▶ _Records for the exercise_
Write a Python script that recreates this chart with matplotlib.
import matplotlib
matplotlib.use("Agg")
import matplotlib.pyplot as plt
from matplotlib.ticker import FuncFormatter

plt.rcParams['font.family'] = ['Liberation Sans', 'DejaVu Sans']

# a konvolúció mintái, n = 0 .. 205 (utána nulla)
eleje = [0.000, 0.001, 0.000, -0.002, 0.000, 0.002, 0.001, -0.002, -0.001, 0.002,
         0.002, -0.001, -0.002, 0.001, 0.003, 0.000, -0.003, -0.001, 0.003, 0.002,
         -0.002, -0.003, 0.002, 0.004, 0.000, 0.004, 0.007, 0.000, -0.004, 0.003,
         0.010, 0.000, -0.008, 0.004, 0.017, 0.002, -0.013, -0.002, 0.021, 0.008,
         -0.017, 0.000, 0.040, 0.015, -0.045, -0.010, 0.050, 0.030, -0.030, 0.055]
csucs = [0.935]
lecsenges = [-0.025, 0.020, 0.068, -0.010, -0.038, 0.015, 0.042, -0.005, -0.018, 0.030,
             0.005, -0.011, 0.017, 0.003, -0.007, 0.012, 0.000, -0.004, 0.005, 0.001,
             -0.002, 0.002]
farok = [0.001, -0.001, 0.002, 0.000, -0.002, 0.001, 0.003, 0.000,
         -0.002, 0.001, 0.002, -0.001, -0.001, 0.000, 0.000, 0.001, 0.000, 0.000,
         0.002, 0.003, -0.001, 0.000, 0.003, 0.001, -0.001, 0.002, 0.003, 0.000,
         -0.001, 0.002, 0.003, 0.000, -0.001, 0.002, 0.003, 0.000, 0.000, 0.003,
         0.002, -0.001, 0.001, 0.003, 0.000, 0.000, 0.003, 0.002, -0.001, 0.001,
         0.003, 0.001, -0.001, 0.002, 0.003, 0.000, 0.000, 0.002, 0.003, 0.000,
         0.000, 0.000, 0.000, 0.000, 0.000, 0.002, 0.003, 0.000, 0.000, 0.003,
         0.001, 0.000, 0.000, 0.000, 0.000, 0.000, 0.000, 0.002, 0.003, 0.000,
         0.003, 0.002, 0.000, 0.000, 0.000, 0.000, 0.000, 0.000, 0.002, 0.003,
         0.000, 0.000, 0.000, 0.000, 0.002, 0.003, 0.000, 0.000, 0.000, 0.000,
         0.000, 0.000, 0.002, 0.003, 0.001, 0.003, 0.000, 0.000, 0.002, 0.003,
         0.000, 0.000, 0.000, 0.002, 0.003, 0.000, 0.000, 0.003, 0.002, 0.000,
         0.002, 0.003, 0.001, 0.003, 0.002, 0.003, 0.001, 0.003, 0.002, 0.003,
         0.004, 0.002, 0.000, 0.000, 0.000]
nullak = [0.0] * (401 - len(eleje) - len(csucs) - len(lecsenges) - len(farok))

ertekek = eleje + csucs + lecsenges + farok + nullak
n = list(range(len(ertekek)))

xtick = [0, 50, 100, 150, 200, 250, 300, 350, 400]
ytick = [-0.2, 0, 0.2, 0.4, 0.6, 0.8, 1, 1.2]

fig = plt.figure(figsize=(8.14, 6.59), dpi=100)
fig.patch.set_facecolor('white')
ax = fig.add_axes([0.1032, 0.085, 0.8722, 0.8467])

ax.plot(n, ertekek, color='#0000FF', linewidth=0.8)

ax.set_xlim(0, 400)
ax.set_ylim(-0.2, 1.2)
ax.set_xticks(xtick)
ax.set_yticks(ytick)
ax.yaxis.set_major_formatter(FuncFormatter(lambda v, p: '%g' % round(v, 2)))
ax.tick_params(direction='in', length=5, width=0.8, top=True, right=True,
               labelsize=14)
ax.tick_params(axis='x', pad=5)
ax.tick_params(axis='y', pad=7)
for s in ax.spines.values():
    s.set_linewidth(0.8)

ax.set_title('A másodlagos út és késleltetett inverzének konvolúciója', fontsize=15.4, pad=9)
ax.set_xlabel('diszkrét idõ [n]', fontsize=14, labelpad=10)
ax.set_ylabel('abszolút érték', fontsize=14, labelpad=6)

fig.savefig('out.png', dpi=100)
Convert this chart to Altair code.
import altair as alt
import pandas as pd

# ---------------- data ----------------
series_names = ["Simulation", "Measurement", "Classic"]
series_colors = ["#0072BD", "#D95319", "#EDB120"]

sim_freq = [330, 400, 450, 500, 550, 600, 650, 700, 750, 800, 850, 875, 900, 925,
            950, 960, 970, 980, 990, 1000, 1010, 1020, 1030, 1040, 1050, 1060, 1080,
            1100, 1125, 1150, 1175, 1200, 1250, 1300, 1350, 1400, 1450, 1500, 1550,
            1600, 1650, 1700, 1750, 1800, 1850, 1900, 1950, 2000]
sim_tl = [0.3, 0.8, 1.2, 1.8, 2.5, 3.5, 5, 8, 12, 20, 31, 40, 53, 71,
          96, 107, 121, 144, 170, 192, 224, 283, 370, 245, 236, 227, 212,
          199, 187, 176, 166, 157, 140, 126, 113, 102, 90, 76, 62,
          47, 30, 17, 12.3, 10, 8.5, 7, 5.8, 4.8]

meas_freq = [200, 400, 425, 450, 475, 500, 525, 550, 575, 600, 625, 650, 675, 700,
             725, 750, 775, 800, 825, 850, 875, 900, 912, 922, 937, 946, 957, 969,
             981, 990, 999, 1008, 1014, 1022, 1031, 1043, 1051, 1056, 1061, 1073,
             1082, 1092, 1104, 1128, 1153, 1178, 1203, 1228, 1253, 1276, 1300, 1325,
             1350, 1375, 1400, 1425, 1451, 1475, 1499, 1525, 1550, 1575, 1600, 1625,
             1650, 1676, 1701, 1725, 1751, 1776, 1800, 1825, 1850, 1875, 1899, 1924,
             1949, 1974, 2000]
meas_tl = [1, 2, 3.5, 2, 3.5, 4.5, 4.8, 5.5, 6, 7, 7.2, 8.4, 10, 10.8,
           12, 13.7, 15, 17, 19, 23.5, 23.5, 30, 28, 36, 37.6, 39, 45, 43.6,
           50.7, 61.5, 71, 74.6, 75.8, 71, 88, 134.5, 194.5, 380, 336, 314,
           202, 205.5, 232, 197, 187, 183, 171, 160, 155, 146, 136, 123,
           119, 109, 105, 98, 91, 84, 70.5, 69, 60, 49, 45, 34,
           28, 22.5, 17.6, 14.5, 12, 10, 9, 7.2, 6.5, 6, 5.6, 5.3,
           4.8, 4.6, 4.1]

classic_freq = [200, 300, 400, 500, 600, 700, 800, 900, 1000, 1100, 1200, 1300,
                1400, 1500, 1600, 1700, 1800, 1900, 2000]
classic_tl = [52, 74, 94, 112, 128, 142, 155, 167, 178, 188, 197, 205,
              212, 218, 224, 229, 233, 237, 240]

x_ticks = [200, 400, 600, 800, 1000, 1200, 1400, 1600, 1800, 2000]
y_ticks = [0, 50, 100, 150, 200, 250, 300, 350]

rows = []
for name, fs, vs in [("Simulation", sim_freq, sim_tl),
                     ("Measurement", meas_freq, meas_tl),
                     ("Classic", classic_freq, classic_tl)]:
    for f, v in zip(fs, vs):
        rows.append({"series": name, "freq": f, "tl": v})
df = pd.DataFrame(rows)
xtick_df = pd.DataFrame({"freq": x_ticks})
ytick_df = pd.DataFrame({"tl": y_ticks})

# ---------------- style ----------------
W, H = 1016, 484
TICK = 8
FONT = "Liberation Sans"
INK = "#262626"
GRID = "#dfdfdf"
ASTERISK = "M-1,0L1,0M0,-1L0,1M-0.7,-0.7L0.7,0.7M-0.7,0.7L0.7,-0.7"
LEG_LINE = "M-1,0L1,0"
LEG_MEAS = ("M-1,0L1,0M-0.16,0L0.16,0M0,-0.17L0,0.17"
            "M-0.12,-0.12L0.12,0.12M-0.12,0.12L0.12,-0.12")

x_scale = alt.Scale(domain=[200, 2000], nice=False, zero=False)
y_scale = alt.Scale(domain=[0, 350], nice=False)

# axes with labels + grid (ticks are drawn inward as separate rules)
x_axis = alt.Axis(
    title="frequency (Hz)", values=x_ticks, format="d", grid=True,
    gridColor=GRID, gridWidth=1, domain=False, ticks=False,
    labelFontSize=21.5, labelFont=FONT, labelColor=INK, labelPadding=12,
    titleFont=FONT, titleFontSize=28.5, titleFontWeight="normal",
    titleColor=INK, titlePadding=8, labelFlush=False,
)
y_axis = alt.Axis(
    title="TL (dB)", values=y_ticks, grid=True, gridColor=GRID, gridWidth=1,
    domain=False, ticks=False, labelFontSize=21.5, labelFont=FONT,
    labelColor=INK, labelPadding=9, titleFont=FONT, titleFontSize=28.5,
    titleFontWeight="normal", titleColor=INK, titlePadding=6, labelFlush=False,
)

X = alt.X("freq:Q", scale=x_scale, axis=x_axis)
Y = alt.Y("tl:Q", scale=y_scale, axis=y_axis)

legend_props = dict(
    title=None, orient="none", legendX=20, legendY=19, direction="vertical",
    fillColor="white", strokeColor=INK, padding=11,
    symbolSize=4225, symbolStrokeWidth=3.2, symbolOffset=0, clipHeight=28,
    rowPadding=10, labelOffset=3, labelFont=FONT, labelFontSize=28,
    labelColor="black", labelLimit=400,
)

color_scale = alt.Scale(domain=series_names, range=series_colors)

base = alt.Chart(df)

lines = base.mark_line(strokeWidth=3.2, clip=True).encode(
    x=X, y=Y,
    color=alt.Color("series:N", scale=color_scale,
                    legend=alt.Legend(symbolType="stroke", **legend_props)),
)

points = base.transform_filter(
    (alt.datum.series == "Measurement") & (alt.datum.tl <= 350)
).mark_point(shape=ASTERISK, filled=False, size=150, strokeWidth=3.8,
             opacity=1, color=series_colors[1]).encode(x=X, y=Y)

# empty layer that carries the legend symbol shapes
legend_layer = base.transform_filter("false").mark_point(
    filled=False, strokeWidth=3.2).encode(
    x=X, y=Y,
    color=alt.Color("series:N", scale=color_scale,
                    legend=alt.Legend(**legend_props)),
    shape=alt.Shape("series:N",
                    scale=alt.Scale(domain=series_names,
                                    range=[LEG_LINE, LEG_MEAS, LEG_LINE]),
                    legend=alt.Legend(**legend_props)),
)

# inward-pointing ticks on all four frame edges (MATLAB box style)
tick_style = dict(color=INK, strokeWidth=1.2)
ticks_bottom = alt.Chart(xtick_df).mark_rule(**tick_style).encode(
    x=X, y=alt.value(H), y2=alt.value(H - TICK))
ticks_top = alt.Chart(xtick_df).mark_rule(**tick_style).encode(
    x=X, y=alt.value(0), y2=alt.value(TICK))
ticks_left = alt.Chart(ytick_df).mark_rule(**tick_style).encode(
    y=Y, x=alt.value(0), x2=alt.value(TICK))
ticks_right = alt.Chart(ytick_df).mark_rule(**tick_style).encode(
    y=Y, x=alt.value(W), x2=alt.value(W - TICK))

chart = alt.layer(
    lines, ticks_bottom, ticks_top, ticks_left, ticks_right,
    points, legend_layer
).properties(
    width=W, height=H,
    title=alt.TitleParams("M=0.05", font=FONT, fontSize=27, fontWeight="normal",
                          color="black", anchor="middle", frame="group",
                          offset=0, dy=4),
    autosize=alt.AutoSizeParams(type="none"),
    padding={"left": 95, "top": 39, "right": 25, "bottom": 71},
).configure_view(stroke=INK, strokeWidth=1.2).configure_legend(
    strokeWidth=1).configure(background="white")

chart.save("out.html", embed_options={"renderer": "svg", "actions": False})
==
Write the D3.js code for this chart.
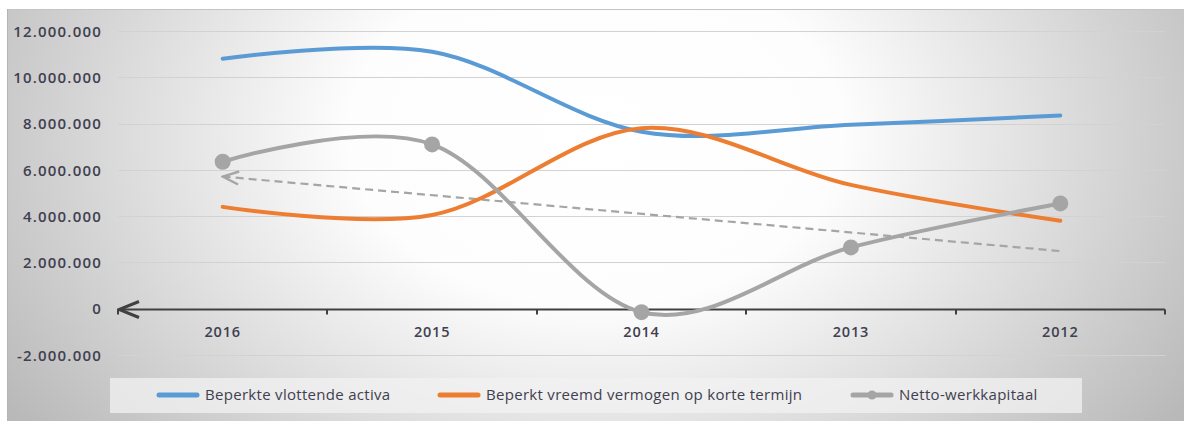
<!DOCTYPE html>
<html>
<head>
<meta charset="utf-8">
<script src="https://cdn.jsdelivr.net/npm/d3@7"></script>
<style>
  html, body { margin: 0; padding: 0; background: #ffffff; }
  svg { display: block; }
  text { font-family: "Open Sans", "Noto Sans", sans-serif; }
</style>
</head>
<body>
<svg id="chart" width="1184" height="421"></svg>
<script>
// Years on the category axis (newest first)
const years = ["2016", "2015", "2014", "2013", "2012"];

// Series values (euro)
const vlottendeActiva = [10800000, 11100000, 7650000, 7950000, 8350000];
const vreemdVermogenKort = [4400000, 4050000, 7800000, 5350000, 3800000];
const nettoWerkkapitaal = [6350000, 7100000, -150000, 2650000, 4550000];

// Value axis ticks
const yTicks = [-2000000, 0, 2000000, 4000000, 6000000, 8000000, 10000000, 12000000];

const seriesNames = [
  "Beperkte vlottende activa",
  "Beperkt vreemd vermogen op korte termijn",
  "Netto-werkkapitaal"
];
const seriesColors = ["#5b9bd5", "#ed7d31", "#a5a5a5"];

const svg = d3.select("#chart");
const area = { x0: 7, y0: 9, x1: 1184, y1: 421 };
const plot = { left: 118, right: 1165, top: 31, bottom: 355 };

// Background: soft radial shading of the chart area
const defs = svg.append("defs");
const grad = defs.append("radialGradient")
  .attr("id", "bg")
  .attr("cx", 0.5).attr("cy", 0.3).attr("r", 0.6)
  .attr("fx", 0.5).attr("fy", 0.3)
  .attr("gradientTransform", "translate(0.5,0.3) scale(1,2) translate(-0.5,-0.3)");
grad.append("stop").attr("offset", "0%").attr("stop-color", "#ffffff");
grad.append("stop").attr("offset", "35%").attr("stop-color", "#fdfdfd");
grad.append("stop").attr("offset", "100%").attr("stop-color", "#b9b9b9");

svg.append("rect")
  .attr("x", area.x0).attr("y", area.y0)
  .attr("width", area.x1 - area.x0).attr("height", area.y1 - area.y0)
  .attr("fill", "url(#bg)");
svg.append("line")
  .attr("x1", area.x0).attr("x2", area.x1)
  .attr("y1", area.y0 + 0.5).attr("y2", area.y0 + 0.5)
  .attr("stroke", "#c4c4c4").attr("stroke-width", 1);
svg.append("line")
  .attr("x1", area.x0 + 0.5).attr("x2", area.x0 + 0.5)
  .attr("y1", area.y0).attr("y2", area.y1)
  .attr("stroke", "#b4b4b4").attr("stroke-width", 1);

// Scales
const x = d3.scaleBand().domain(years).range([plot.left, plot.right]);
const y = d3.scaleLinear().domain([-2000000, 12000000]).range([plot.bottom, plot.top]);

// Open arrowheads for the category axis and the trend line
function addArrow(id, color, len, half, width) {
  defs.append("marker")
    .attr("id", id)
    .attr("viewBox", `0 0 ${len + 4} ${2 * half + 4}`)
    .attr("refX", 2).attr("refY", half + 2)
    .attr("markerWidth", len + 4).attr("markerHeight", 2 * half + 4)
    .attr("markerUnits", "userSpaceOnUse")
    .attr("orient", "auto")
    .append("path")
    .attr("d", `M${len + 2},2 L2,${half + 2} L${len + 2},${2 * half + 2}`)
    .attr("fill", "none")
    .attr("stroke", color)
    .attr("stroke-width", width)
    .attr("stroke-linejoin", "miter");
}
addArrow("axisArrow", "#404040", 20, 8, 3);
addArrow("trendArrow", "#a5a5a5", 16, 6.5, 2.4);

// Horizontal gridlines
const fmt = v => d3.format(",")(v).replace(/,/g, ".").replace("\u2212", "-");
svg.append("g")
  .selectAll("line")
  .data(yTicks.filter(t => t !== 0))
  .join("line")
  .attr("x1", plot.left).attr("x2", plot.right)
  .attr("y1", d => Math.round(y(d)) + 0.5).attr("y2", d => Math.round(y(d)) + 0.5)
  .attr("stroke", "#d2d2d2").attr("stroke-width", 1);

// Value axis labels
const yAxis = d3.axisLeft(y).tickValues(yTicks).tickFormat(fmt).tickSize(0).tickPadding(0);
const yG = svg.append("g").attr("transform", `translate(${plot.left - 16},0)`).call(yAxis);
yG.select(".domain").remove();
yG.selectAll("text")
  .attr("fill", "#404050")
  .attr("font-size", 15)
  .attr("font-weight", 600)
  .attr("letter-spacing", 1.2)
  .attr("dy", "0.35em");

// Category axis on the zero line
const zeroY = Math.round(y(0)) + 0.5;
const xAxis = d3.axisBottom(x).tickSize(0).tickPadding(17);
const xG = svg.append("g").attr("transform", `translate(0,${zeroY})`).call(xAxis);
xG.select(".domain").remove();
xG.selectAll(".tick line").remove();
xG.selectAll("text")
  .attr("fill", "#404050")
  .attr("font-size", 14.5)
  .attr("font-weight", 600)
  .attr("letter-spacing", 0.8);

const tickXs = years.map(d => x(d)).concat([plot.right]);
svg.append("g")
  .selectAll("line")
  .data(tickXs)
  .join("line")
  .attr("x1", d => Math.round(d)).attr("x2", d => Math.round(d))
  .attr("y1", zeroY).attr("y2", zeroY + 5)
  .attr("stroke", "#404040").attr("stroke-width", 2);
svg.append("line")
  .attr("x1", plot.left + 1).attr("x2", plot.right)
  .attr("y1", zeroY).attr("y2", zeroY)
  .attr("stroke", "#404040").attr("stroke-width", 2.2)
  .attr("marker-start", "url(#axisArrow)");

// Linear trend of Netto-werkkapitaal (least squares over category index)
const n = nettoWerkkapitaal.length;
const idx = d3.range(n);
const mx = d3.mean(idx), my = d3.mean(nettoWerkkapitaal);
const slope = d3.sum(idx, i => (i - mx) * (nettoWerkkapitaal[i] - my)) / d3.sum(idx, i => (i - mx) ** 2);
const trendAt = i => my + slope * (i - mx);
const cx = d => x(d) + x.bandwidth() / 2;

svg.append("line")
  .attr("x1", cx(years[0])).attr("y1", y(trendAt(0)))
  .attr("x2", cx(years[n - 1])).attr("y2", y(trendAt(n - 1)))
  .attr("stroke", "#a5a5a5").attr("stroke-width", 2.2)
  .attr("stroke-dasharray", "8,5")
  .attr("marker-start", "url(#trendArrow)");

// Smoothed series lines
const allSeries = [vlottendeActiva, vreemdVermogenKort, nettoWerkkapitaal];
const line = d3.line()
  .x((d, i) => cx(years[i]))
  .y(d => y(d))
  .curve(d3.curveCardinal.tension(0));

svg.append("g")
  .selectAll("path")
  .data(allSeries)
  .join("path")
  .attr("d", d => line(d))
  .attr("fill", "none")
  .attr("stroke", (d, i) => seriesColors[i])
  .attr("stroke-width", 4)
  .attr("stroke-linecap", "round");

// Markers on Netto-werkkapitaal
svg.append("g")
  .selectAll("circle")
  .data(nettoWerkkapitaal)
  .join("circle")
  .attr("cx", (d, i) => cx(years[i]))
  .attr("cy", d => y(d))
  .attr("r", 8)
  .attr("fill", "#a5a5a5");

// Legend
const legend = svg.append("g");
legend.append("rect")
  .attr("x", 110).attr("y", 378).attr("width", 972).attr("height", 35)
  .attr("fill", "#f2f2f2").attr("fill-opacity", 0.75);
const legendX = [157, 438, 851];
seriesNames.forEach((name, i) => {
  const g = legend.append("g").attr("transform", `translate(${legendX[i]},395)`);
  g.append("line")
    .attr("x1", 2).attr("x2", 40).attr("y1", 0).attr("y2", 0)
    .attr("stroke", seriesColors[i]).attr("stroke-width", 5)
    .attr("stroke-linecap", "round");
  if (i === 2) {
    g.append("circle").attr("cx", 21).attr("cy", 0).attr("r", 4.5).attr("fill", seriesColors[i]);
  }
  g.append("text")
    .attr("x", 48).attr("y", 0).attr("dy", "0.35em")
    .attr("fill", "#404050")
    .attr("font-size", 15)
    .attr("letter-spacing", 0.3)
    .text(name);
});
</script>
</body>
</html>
==
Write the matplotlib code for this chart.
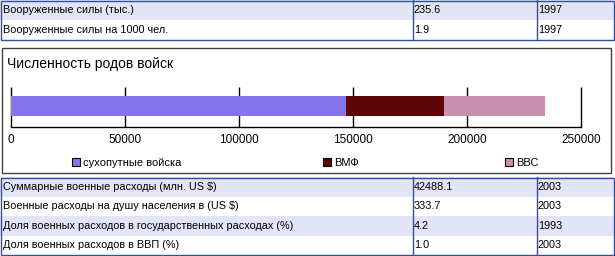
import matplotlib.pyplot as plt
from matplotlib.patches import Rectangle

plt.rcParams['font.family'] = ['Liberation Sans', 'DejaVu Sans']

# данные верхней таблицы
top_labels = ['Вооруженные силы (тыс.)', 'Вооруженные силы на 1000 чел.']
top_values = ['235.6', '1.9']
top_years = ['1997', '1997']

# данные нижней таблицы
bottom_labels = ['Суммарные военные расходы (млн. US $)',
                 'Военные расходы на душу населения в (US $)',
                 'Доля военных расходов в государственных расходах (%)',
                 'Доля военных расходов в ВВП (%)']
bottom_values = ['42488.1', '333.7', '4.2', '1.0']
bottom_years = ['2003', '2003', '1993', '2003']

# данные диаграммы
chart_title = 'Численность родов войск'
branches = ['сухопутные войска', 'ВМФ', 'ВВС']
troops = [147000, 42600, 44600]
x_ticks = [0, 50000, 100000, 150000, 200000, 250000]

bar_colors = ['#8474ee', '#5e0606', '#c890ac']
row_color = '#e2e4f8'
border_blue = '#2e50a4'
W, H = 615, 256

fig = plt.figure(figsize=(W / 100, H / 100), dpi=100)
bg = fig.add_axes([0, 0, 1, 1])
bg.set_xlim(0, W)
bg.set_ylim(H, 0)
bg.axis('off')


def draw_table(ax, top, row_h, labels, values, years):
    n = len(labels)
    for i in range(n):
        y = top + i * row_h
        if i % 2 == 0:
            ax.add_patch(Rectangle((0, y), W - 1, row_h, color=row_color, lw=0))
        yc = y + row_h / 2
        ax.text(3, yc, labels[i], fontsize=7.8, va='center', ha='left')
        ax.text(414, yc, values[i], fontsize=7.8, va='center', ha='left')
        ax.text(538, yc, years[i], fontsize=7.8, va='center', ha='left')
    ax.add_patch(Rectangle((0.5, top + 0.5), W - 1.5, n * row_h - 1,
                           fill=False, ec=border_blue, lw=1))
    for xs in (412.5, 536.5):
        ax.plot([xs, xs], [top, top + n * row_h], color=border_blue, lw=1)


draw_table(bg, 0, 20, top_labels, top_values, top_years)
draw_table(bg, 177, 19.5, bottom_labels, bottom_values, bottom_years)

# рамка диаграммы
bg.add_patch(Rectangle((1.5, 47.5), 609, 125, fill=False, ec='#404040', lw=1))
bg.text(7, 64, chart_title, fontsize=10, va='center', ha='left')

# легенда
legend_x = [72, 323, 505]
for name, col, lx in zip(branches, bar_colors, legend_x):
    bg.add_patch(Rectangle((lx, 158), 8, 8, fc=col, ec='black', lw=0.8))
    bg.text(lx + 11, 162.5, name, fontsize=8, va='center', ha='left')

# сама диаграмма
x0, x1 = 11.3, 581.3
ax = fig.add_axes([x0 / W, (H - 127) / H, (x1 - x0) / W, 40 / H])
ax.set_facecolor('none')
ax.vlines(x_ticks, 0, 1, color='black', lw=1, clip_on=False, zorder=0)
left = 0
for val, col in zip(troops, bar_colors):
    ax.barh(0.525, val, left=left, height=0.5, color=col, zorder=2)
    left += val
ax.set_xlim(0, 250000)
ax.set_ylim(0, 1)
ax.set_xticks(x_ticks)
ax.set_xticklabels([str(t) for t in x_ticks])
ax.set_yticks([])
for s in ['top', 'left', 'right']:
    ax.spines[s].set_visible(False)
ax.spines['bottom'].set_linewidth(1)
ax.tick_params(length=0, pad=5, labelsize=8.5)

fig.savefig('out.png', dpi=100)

▶ _Problem_
Above are the records. Print exactly the lines from the one containing "Write the matplotlib code for this chart." to the one containing "bottom_years = ['2003', '2003', '1993', '2003']", both included, and nothing else; pictures are excluded.

▶ _Exercise response_
Write the matplotlib code for this chart.
import matplotlib.pyplot as plt
from matplotlib.patches import Rectangle

plt.rcParams['font.family'] = ['Liberation Sans', 'DejaVu Sans']

# данные верхней таблицы
top_labels = ['Вооруженные силы (тыс.)', 'Вооруженные силы на 1000 чел.']
top_values = ['235.6', '1.9']
top_years = ['1997', '1997']

# данные нижней таблицы
bottom_labels = ['Суммарные военные расходы (млн. US $)',
                 'Военные расходы на душу населения в (US $)',
                 'Доля военных расходов в государственных расходах (%)',
                 'Доля военных расходов в ВВП (%)']
bottom_values = ['42488.1', '333.7', '4.2', '1.0']
bottom_years = ['2003', '2003', '1993', '2003']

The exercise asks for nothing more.